In a liquid crystal display (LCD) device, the requirements for the flexible substrate are also improved, and a lighter flexible plastic substrate having a higher impact resistance tends to replace the glass substrate, to server as a substrate. However, compared with the glass substrate, the water or oxygen permeability of the plastic substrate is very high, and thus a problem of deterioration in display performance caused by exterior impurities entered into the liquid crystal exists. In view of the problem, researches on a plastic substrate having barrier films for obstructing water or oxygen formed on both surfaces thereof are performed. Due to the low thermal resistance of the plastic substrate, the barrier film must be formed at a low temperature, and a SiO₂ film is generally formed by sputtering in the prior art (see, for example, Patent Reference 1). However, the barrier performance required for a reliability of a level of a glass substrate cannot be obtained at present.
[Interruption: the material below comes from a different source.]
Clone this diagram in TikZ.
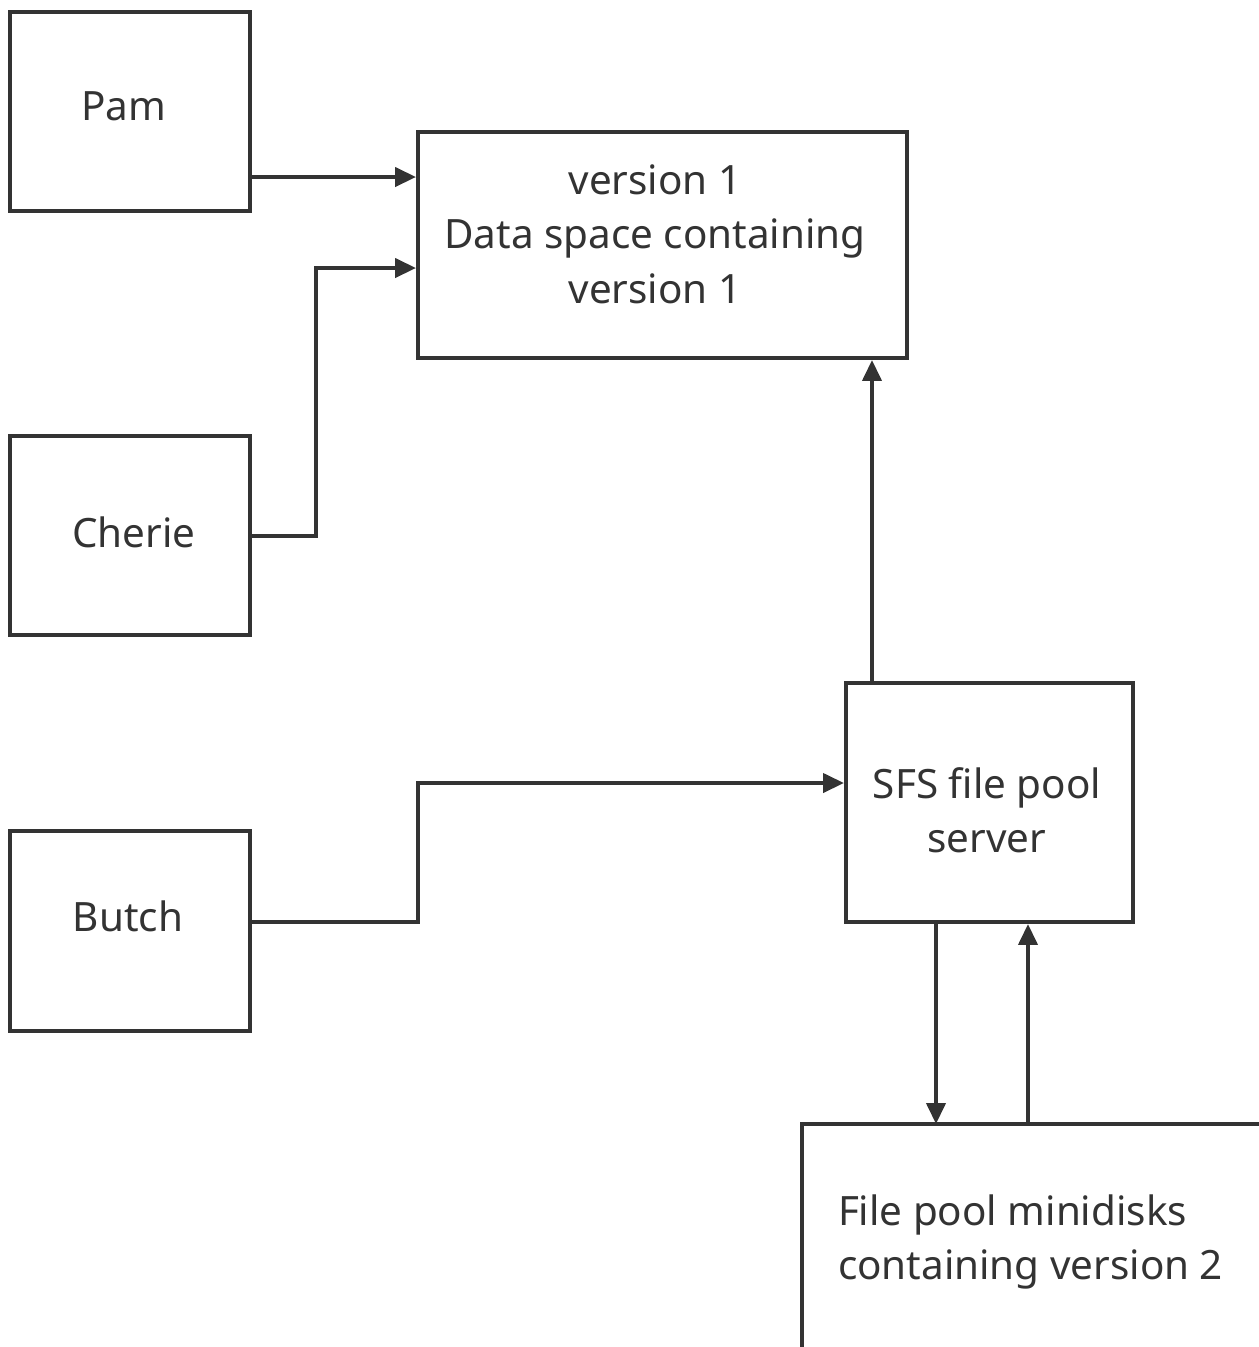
\documentclass[tikz,border=0pt]{standalone}
\usepackage{fontspec}
\setmainfont{Noto Sans}
\usetikzlibrary{arrows.meta}
\definecolor{ink}{HTML}{333333}
\begin{document}
\begin{tikzpicture}[x=0.02cm,y=-0.02cm,
  line width=0.08cm, draw=ink,
  box/.style={draw=ink, line width=0.08cm, rectangle, inner sep=0pt},
  lbl/.style={text=ink, font=\fontsize{23}{31}\selectfont, align=center, inner sep=0pt},
  arr/.style={draw=ink, line width=0.08cm, -{Triangle[length=0.42cm,width=0.38cm]}}]
\useasboundingbox (0,0) rectangle (1259,1347);
\node[box, minimum width=4.8cm, minimum height=3.98cm] (pam) at (130,111.5) {};
\node[lbl] (pamtxt) at (124,106) {Pam};
\node[box, minimum width=4.8cm, minimum height=3.98cm] (cherie) at (130,535.5) {};
\node[lbl] (cherietxt) at (134,532) {Cherie};
\node[box, minimum width=4.8cm, minimum height=4cm] (butch) at (130,931) {};
\node[lbl] (butchtxt) at (128,916) {Butch};
\node[box, minimum width=9.78cm, minimum height=4.52cm] (data) at (662.5,245) {};
\node[lbl] (datatxt) at (655,234) {version 1\\Data space containing\\version 1};
\node[box, minimum width=5.74cm, minimum height=4.78cm] (sfs) at (989.5,802.5) {};
\node[lbl] (sfstxt) at (987,810) {SFS file pool\\server};
\coordinate (disktl) at (802,1124);
\coordinate (disktr) at (1262,1124);
\coordinate (diskbl) at (802,1350);
\draw[ink, line width=0.08cm] (disktr) -- (disktl) -- (diskbl);
\node[lbl, align=left, anchor=west] (disktxt) at (836,1242) {File pool minidisks\\containing version 2};
\draw[arr] (pam.east |- 0,177) -- (data.west |- 0,177);
\draw[arr] (cherie.east) -| (316,268) -- (data.west |- 0,268);
\draw[arr] (butch.east |- 0,922) -| (418,783) -- (sfs.west |- 0,783);
\draw[arr] (sfs.north -| 872,0) -- (data.south -| 872,0);
\draw[arr] (sfs.south -| 936,0) -- (disktl -| 936,0);
\draw[arr] (disktl -| 1028,0) -- (sfs.south -| 1028,0);
\end{tikzpicture}
\end{document}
Moreover, as the next generation technology of LCD devices, the organic EL display devices attract more attentions. In the organic EL display devices, oxidation on an organic layer or on an electrode interface in contact with the organic layer will cause severe deterioration in display performance, and as for water vapor permeability, an extremely high level of barrier performance of 10⁻⁵ g/m²/day is required. In addition, as the glass transition temperature of the organic layer used is equal to or lower than 100, ° C., a film capable of being formed at a low temperature and having a high barrier performance is expected. In view of these demands, a barrier film is proposed which can be formed at a low temperature and has a structure with alternatively laminated inorganic layers and organic layers, as described in, for example, Patent References 2 and 3. However, such a laminated film is fabricated through a complicated process, and thus a problem concerning production cost occurs.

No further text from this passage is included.